By some obscure and little studied phenomenon, a vibrating electrical field seems to modulate the coefficient of friction of our skin, so that when we bow across an electrified surface with our fingers, we excite mechanical vibrations. These mechanical vibrations, suitably coupled, give rise to audible sounds. I discovered this phenomenon, as Gray did, quite accidentally in 1976, and I'm sure other people run across it every day. In a sense, Gray's discovery was likelier than ours, being as he was much closer to the era of Benjamin Franklin and Mary Shelley, when electricity, life force and neural sensation were believed to consist of one in the same fluid.

As we stroke the wires of "Gray Matter", we both feel as texture and hear as sound the faint electrical stirrings within the wire - melodies, scales, creakings and glissandi inhabit a world in which touch and hearing are for a moment unified. This phenomenon may someday find a fit to the structure of our relations - perhaps as electrically definable surface textures, audio communication in a vacuum, or other applications. But for now it languishes in the backwater of the culturally inappropriate, insignificant and obscure.

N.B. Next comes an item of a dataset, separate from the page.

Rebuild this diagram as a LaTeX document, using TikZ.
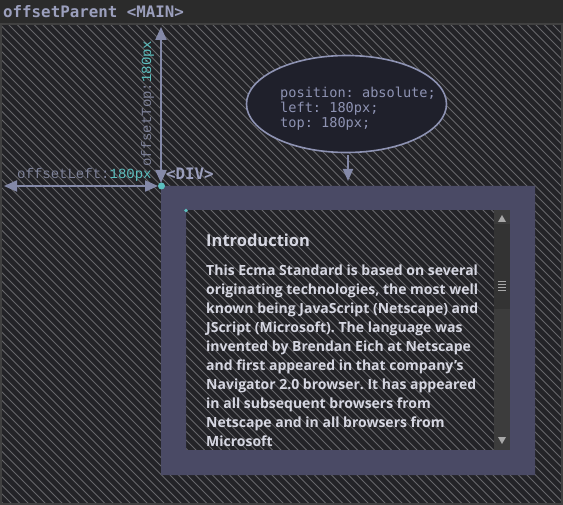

Several pieces in this collection are based on Gray's later version of an electrical sound maker. Using a more familiar electromagnetic design, it was a direct forerunner of the familiar loudspeaker and became part of Gray's telephonic apparatus of 1875. Of interest to me is that it retains the connection to bathing apparatus in the form of a washbasin. Wisdom aside, one wonders, had Gray beat Bell to the patent office, if our telephones might not "ring", and if we might not enter the washcloset to speak afar, stroking small tin tubs as we listen.

My thanks to Xerox PARC for their support in the development of this work, and to Eiko Do Espirito Santo for her assistance in preparation of the sound materials.